Brown’s Thursday afternoon visit came 48 hours after Warren dropped in to meet and greet supporters at the Harp and Bard on Dorchester Avenue. In a press availability outside the restaurant, Warren sought to tie Brown to Mitt Romney and Paul Ryan, the Republican ticket that will likely lose by a wide margin in Massachusetts, where President Obama is popular.

“I don’t think this is about parties,” Warren said. “I think this is really about whose side you stand on. Not in a political sense but in the sense of the vision for how we build this country going forward. Right now, Scott Brown, Mitt Romney, and Paul Ryan have all said we’ve got to protect tax breaks, special deals, subsidies for the wealthiest Americans and for the biggest corporations, and we have to do that at any cost, no matter what the effects are on working families. I believe that’s fundamentally wrong.”

Warren added: “I’m in this race because I believe that America’s working families are on the ropes and they can’t take much more. And the Romney-Ryan-Brown approach is a punch in the gut to them.”
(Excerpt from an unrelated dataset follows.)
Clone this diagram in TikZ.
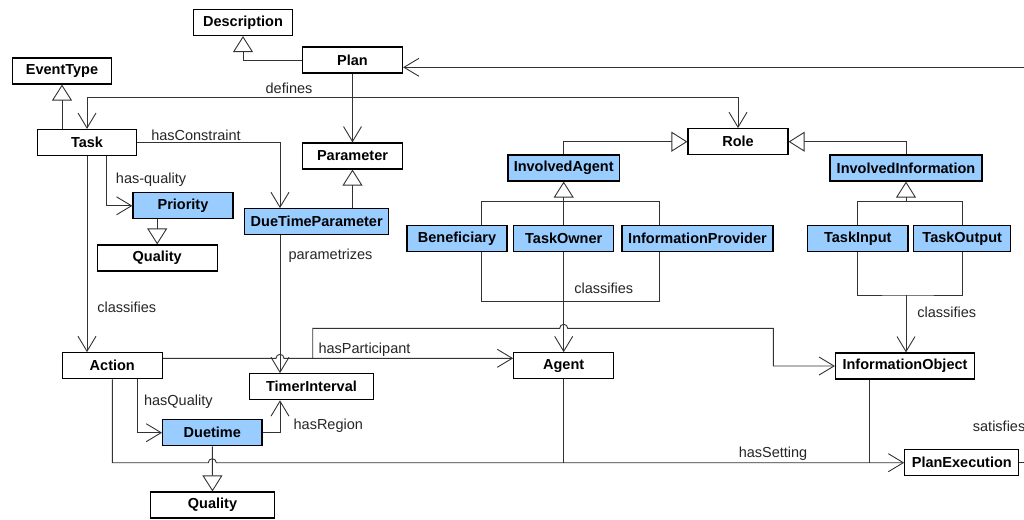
\documentclass[tikz,border=0pt]{standalone}
\usepackage{fontspec}
\setmainfont{Liberation Sans}
\usetikzlibrary{arrows.meta}
\definecolor{umlblue}{RGB}{153,204,255}

\begin{document}
\begin{tikzpicture}[x=1pt, y=-1pt,
  cls/.style={draw, line width=1.2pt, fill=white, minimum height=26pt, inner sep=0pt, font=\fontsize{14.5}{17}\selectfont\bfseries},
  cblue/.style={cls, fill=umlblue},
  conn/.style={line width=0.9pt, draw=black!80},
  assoc/.style={conn, -{Straight Barb[length=15pt, width=18pt, line width=0.9pt]}},
  gen/.style={conn, -{Triangle[length=16pt, width=20pt, fill=white, line width=0.9pt]}},
  lbl/.style={font=\fontsize{14.5}{17}\selectfont, text=black!85, inner sep=0pt}]
\useasboundingbox (0,0) rectangle (1024,519);
\clip (0,0) rectangle (1024,519);
\fill[white] (0,0) rectangle (1024,519);
\node[cls, minimum width=99pt] (desc) at (243,22.5) {Description};
\node[cls, minimum width=100pt] (plan) at (352.5,60) {Plan};
\node[cls, minimum width=99pt] (evtype) at (62,71) {EventType};
\node[cls, minimum width=99pt] (task) at (87,142.5) {Task};
\node[cls, minimum width=100pt] (param) at (352.5,156) {Parameter};
\node[cls, minimum width=100pt] (role) at (738,141.7) {Role};
\node[cblue, minimum width=111.5pt] (invagent) at (563.7,168) {InvolvedAgent};
\node[cblue, minimum width=152pt] (invinfo) at (906,168) {InvolvedInformation};
\node[cblue, minimum width=100pt] (priority) at (183,205.8) {Priority};
\node[cblue, minimum width=144pt] (duetimeparam) at (316.7,221.7) {DueTimeParameter};
\node[cls, minimum width=120pt] (qualityA) at (157.2,258) {Quality};
\node[cblue, minimum width=100pt] (benef) at (457,238.7) {Beneficiary};
\node[cblue, minimum width=100pt] (taskowner) at (563.7,238.7) {TaskOwner};
\node[cblue, minimum width=151pt] (infoprov) at (697.5,238.7) {InformationProvider};
\node[cblue, minimum width=100.4pt] (taskinput) at (857.8,238.7) {TaskInput};
\node[cblue, minimum width=97pt] (taskoutput) at (962.2,238.7) {TaskOutput};
\node[cls, minimum width=100pt] (action) at (112.3,365.7) {Action};
\node[cls, minimum width=124pt] (timer) at (311.5,386.7) {TimerInterval};
\node[cls, minimum width=100pt] (agent) at (563.7,365.8) {Agent};
\node[cls, minimum width=139pt] (infoobj) at (905,366) {InformationObject};
\node[cblue, minimum width=99.3pt] (duetime) at (212.3,432.7) {Duetime};
\node[cls, minimum width=124.6pt] (qualityB) at (212.5,505) {Quality};
\node[cls, minimum width=114pt] (planexec) at (961.8,462.7) {PlanExecution};
% Labels
\node[lbl] (ldefines) at (289,88.3) {defines};
\node[lbl] (lconstraint) at (196,135) {hasConstraint};
\node[lbl] (lhasquality) at (151,179.3) {has-quality};
\node[lbl] (lclassA) at (126.7,307.7) {classifies};
\node[lbl] (lparam) at (330.5,256) {parametrizes};
\node[lbl] (lpart) at (364.5,349.3) {hasParticipant};
\node[lbl] (lquality) at (178.3,401.7) {hasQuality};
\node[lbl] (lregion) at (328.3,426) {hasRegion};
\node[lbl] (lsetting) at (773,454) {hasSetting};
\node[lbl] (lclassB) at (603.8,288.3) {classifies};
\node[lbl] (lclassC) at (946.7,312.3) {classifies};
\node[lbl, anchor=west] (lsatisfies) at (972.7,426.7) {satisfies};
% Generalizations
\draw[gen] (plan.west) -| (desc.south);
\draw[gen] (task.north -| evtype.south) -- (evtype.south);
\draw[gen] (priority.south -| qualityA.north) -- (qualityA.north);
\draw[gen] (duetimeparam.north -| param.south) -- (param.south);
\draw[gen] (invagent.north) |- (role.west);
\draw[gen] (invinfo.north) |- (role.east);
\coordinate (gb1) at (481.8,201.7);
\coordinate (gb2) at (659.3,201.7);
\draw[conn] (gb1 |- benef.north) -- (gb1) -- (gb2) -- (gb2 |- infoprov.north);
\draw[gen] (taskowner.north) -- (invagent.south);
\coordinate (gi) at (906,201.7);
\draw[conn] (taskinput.north) |- (gi) -| (taskoutput.north);
\draw[gen] (gi) -- (invinfo.south);
\draw[gen] (duetime.south) -- (qualityB.north);
% Arrows
\coordinate (pd) at (352.5,97.3);
\draw[conn] (plan.south) -- (pd);
\draw[assoc] (pd) -| (task.north);
\draw[assoc] (pd) -| (role.north);
\draw[assoc] (pd) -- (param.north);
\draw[assoc] (task.east) -| ([xshift=-36.7pt]duetimeparam.north);
\draw[assoc] ([xshift=19.7pt]task.south) |- (priority.west);
\draw[assoc] (task.south) -- (task.south |- action.north);
\draw[assoc] ([xshift=-36.7pt]duetimeparam.south) -- ([xshift=-31.5pt]timer.north);
\coordinate (cb1) at (481.8,301.7);
\coordinate (cb2) at (659.3,301.7);
\draw[conn] (cb1 |- benef.south) -- (cb1) -- (cb2) -- (cb2 |- infoprov.south);
\draw[assoc] (taskowner.south) -- (taskowner.south |- agent.north);
\coordinate (ci) at (906,295);
\draw[conn] (taskinput.south) |- (ci) -| (taskoutput.south);
\draw[assoc] (ci) -- (ci |- infoobj.north);
% hasParticipant
\coordinate (hp) at (312.7,358.3);
\draw[assoc] (action.east |- hp) -- (276,358.3) arc[start angle=180, end angle=0, radius=4pt] -- (hp) -- (hp -| agent.west);
\draw[assoc] (hp) -- (312.7,328.3) -- (559.7,328.3) arc[start angle=180, end angle=0, radius=4pt] -- (773.3,328.3) |- (infoobj.west);
\draw[assoc] ([xshift=25.4pt]action.south) |- (duetime.west);
\draw[assoc] (duetime.east) -| ([xshift=-31.5pt]timer.south);
% hasSetting
\draw[assoc] (action.south) |- (208.3,462.7) arc[start angle=180, end angle=0, radius=4pt] -- (planexec.west);
\draw[conn] (agent.south) -- (agent.south |- planexec.west);
\draw[conn] ([xshift=-35.7pt]infoobj.south) -- ([xshift=-35.7pt]infoobj.south |- planexec.west);
% satisfies
\draw[assoc] (planexec.east) -- ++(30,0) |- ([yshift=-7.3pt]plan.east);
\end{tikzpicture}
\end{document}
As to the race, polling by a Democratic outfit on Tuesday showed Brown with a five-point lead. When Public Policy Polling took the state’s political temperature in June, they were tied at 46 percent, but likely voters prefer Brown over Warren by a 49 percent to 44 percent margin, according to the PPP poll conducted Aug. 16 to 19. The margin of error is 2.9 percent and 1,115 likely voters were interviewed.

His job approval rating stands at 53 percent, with 36 percent disapproving. Meanwhile, Warren’s unfavorable numbers have risen to 43 percent favorable from 33 percent in March.

For Warren, the race may not be about parties. But if Democrats want to win back the late Edward Kennedy’s Senate seat, it might have to become just that, the polling firm posits. “Democrats will have to convince voters who like him to vote against him anyway to keep the Senate from going Republican,” Dean Debnam, president of Public Policy Polling said in a statement.

Menino taps Sheila Dillon for housing and neighborhood development post
South Boston’s Sheila Dillon is coming back to work at City Hall. Mayor Menino said last week that Dillon, director of the Rental Assistance Bureau at the Massachusetts Department of Housing and Community Development, will be taking over for Evelyn Friedman as chief of housing and director of the Department of Neighborhood Development. Friedman is leaving for the top job at Greater Lawrence Community Action Council.

“Sheila brings not only a deep understanding of today’s most important housing matters, but a strong record as a leader on these issues which are so critical to cultivating strong neighborhoods where residents and businesses can thrive,” Menino said in a statement.

Dillon once served as DND’s deputy director of housing, overseeing homelessness programs and affordable housing. At the state level, the Section 8 Program and the state’s homeless programs were among those in her portfolio.

She also once worked on housing policy at the Boston Redevelopment Authority, before serving as Menino’s housing adviser, according to the mayor’s office.

Before her time at City Hall, she was director of housing development at Dorchester Bay Economic Development Corporation.

Her first day on the job is slated for Sept. 26. Dorchester resident Bill Cotter, deputy director at DND, will serve as acting director until then, Menino’s office said.